Geospatial Intelligence Powering a New Era of Land Use Planning in Brazil
- LAC Newsdesk

- Aug 4
- 3 min read
Brazil’s Data Cube and AI-Based Land Analysis Set New Standards for Global Land Administration
Brazil is emerging as a global leader in the application of geospatial intelligence to land governance, with a groundbreaking initiative that combines satellite data infrastructure and artificial intelligence. The methodology, built around the Brazil Data Cube (BDC) and object-based image analysis (GEOBIA), is transforming how the country monitors land use, manages cadastral information, and enforces environmental compliance.

Sao Jose dos Campos, Brazil — Developed by the National Institute for Space Research (INPE), the Brazil Data Cube is an open-access platform that collects and organises vast quantities of satellite imagery into spatial-temporal grids. This structure allows for time-series analysis of land changes — tracking everything from agricultural expansion to deforestation with remarkable granularity.
Complementing this is GEOBIA, a technique that interprets satellite images not as individual pixels but as contextual “objects” — like crop fields, forest edges, or water bodies. These objects are automatically classified using AI-trained models that detect subtle shifts in land patterns.
“The Brazil Data Cube provides the infrastructure, and GEOBIA provides the intelligence,” says Dr. Gilberto Câmara, a leading geospatial scientist. “Together, they allow us to monitor land use dynamically, with the kind of precision that was unimaginable a decade ago.”
The results are striking. In recent pilots across Mato Grosso and Pará, two of Brazil’s most ecologically active states, the system distinguished between legal and illegal land conversions, pasture development, and crop cycles — all with over 90% classification accuracy.
The implications for land administration are equally significant. Municipal and federal agencies are integrating these maps into their cadastral databases, improving taxation, enforcing land-use regulations, and enhancing land tenure security. In regions where conventional field surveys are slow or impractical, this approach offers a scalable and affordable alternative.

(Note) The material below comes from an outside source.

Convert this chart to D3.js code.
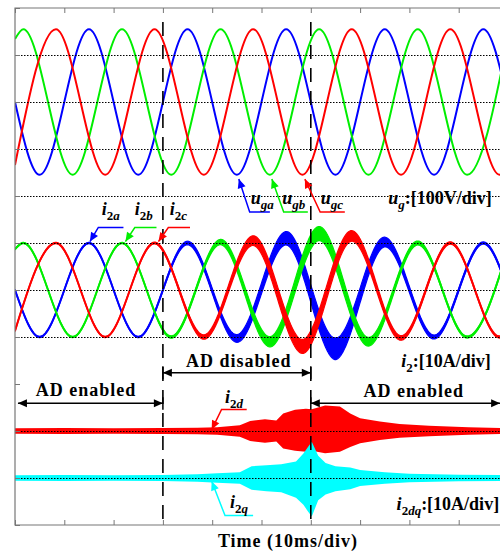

Importantly, the technology aligns with Brazil’s Forest Code, which mandates that rural landowners preserve certain proportions of native vegetation. The Brazil Data Cube enables automated compliance monitoring, allowing both landholders and environmental agencies to verify legal land use remotely and transparently.
The model has attracted global attention. Several countries in Latin America, Africa, and Southeast Asia are studying Brazil’s approach as a template for building their own data infrastructures. Organizations such as the World Bank and FAO are exploring how to adapt the system for smallholder farm mapping and land rights verification.
Notably, the BDC’s open-source design enhances its global relevance. With its emphasis on data accessibility, interoperability, and AI integration, the initiative stands out as a democratic and scalable solution for modern land governance.
As land becomes an increasingly scarce and contested resource, Brazil’s approach offers a timely roadmap. By fusing remote sensing, machine learning, and spatial policy frameworks, the country is showing the world how to make land administration smarter, fairer, and faster.